**Extracted material**:
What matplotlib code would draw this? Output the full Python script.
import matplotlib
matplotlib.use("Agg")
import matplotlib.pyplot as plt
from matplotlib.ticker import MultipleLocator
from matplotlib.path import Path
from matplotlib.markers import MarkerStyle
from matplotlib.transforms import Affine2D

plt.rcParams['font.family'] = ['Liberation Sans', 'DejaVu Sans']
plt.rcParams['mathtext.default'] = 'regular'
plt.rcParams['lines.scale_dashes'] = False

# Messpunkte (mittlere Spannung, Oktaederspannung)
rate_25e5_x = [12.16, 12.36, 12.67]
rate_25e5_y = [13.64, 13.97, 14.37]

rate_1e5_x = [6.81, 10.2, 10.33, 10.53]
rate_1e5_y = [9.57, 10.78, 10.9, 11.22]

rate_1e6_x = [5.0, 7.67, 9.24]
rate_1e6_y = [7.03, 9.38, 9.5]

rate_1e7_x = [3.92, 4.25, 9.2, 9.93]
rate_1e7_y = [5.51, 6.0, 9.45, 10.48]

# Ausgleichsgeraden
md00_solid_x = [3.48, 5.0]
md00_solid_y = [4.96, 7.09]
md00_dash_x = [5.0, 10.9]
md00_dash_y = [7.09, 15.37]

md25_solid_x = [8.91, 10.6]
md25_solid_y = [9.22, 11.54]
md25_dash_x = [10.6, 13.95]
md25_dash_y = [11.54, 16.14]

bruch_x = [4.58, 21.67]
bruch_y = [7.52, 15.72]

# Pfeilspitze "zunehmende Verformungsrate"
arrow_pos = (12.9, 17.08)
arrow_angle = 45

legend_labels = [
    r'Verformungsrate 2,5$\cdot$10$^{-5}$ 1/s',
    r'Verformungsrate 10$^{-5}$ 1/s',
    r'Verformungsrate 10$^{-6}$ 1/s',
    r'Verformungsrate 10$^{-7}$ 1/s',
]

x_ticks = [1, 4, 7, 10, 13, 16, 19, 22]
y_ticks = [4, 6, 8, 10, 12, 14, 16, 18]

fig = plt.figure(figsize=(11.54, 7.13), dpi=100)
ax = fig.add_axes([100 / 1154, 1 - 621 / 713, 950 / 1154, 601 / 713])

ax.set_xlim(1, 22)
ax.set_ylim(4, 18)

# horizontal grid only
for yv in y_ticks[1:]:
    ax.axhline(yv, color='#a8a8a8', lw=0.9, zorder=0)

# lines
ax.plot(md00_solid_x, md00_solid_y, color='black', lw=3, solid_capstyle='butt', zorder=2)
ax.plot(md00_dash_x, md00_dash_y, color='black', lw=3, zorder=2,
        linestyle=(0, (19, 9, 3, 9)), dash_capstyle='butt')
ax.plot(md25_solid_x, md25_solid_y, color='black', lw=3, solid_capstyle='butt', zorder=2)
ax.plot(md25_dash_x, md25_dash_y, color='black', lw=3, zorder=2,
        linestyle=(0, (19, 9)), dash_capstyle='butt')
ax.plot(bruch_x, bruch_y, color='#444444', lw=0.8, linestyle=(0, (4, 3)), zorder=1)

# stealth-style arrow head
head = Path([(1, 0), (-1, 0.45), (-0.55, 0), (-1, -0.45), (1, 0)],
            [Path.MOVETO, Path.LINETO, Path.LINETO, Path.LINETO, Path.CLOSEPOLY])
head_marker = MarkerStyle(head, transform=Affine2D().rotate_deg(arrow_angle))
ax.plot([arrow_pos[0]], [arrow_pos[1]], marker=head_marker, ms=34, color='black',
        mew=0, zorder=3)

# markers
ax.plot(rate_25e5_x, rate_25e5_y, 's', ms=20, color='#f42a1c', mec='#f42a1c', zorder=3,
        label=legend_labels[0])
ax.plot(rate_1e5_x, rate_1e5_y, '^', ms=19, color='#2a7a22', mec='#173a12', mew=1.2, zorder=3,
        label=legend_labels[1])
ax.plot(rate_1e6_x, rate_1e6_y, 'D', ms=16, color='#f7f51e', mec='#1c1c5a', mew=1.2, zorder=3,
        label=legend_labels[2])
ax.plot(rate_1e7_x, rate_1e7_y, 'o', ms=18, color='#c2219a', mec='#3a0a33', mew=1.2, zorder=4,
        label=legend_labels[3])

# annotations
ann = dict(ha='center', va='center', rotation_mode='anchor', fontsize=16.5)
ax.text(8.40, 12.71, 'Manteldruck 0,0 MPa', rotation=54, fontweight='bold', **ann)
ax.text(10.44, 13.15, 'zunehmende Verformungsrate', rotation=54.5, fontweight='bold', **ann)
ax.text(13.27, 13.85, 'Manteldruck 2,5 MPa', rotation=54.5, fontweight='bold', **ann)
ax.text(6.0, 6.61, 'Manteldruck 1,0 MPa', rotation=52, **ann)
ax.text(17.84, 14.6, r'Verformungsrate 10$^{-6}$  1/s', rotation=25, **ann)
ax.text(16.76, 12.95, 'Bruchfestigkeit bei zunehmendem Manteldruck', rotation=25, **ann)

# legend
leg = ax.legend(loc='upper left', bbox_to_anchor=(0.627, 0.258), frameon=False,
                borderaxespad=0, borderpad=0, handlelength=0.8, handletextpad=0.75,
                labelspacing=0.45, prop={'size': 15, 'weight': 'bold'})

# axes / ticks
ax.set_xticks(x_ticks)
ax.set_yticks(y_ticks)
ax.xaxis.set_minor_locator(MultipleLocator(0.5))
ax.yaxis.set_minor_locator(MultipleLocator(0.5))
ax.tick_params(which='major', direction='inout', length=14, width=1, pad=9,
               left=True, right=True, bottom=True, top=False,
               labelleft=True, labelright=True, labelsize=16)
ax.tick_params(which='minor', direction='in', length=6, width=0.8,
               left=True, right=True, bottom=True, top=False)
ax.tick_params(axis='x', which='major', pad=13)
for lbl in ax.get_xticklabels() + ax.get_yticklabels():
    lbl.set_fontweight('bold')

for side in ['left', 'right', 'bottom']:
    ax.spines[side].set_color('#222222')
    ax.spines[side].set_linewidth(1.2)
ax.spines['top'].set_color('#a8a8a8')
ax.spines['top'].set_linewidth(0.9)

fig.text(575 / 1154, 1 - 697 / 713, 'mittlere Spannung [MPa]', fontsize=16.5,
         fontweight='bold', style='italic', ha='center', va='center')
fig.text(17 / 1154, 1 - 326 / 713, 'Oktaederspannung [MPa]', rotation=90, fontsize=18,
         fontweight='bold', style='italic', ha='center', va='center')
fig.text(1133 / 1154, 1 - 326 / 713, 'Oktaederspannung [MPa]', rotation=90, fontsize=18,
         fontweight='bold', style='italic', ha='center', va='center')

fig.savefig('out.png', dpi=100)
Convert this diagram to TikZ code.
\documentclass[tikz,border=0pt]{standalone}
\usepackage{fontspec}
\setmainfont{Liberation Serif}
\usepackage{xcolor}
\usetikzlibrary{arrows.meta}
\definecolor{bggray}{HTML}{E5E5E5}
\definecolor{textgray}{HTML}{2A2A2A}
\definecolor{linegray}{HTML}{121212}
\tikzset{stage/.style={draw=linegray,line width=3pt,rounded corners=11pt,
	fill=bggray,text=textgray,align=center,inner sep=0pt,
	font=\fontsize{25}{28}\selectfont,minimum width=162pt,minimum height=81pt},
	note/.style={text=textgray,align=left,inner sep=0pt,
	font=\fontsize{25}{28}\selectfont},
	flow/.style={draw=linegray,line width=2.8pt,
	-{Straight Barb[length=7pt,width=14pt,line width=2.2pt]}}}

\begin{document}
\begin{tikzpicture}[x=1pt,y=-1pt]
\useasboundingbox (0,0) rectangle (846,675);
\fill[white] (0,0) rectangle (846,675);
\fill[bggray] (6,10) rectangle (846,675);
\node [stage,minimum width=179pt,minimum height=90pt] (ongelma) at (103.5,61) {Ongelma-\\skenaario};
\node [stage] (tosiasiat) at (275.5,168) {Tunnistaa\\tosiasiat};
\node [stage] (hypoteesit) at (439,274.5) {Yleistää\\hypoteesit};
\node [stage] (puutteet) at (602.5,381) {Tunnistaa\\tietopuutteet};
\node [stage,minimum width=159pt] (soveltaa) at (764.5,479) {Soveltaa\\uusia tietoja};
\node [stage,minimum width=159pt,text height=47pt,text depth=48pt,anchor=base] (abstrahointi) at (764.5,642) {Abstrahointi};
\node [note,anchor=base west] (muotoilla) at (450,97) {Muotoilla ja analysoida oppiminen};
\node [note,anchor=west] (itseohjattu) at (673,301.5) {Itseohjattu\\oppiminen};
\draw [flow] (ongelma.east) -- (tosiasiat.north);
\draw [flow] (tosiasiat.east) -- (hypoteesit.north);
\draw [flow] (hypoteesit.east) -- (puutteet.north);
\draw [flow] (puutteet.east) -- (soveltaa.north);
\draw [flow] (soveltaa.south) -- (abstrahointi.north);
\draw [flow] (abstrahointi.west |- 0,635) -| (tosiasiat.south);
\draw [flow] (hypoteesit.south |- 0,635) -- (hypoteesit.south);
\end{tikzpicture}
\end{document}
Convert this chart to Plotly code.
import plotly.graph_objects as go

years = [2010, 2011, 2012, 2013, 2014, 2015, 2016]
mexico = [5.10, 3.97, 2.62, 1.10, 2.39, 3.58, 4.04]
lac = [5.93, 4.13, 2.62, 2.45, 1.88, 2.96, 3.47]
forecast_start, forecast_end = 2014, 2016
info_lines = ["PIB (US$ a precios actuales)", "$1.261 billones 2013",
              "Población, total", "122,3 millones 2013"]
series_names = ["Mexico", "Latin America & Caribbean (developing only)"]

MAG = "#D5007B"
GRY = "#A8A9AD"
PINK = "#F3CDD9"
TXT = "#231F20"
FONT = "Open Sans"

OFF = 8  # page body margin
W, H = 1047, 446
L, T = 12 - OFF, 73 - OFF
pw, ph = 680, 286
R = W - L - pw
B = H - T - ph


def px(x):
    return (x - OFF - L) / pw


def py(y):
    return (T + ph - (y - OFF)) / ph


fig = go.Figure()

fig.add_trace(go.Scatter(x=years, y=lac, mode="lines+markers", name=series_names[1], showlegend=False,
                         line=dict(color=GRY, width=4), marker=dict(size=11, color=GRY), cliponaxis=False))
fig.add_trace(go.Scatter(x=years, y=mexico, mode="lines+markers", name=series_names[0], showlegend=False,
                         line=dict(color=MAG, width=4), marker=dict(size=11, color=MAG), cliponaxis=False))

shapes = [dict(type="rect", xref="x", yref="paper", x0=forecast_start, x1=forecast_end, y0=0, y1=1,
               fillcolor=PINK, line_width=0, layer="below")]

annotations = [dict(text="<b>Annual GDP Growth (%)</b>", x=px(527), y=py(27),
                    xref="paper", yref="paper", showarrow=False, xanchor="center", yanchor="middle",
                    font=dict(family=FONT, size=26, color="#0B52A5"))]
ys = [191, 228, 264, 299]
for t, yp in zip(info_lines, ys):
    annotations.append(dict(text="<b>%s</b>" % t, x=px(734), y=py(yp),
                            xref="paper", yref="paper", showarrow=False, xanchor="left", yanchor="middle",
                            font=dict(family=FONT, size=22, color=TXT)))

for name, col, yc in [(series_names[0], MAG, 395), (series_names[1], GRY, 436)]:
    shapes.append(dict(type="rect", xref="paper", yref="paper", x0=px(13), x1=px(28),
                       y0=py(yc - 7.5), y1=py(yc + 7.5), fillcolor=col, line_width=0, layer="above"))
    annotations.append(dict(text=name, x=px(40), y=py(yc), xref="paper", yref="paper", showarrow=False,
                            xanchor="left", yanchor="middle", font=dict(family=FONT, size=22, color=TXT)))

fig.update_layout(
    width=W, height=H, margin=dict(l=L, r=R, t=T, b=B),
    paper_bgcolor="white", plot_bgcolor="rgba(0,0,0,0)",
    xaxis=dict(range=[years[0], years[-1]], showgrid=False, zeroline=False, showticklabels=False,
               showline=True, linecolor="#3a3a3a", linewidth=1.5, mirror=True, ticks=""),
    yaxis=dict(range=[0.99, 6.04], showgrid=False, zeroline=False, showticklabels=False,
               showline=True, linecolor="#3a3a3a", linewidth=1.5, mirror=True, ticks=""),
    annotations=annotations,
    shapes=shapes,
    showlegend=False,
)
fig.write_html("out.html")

**Directions for this task**:
Restate the first line and every line after it, word for word, stopping once the line with "bruch_y = [7.52, 15.72]" is done.

**Task output**:
What matplotlib code would draw this? Output the full Python script.
import matplotlib
matplotlib.use("Agg")
import matplotlib.pyplot as plt
from matplotlib.ticker import MultipleLocator
from matplotlib.path import Path
from matplotlib.markers import MarkerStyle
from matplotlib.transforms import Affine2D

plt.rcParams['font.family'] = ['Liberation Sans', 'DejaVu Sans']
plt.rcParams['mathtext.default'] = 'regular'
plt.rcParams['lines.scale_dashes'] = False

# Messpunkte (mittlere Spannung, Oktaederspannung)
rate_25e5_x = [12.16, 12.36, 12.67]
rate_25e5_y = [13.64, 13.97, 14.37]

rate_1e5_x = [6.81, 10.2, 10.33, 10.53]
rate_1e5_y = [9.57, 10.78, 10.9, 11.22]

rate_1e6_x = [5.0, 7.67, 9.24]
rate_1e6_y = [7.03, 9.38, 9.5]

rate_1e7_x = [3.92, 4.25, 9.2, 9.93]
rate_1e7_y = [5.51, 6.0, 9.45, 10.48]

# Ausgleichsgeraden
md00_solid_x = [3.48, 5.0]
md00_solid_y = [4.96, 7.09]
md00_dash_x = [5.0, 10.9]
md00_dash_y = [7.09, 15.37]

md25_solid_x = [8.91, 10.6]
md25_solid_y = [9.22, 11.54]
md25_dash_x = [10.6, 13.95]
md25_dash_y = [11.54, 16.14]

bruch_x = [4.58, 21.67]
bruch_y = [7.52, 15.72]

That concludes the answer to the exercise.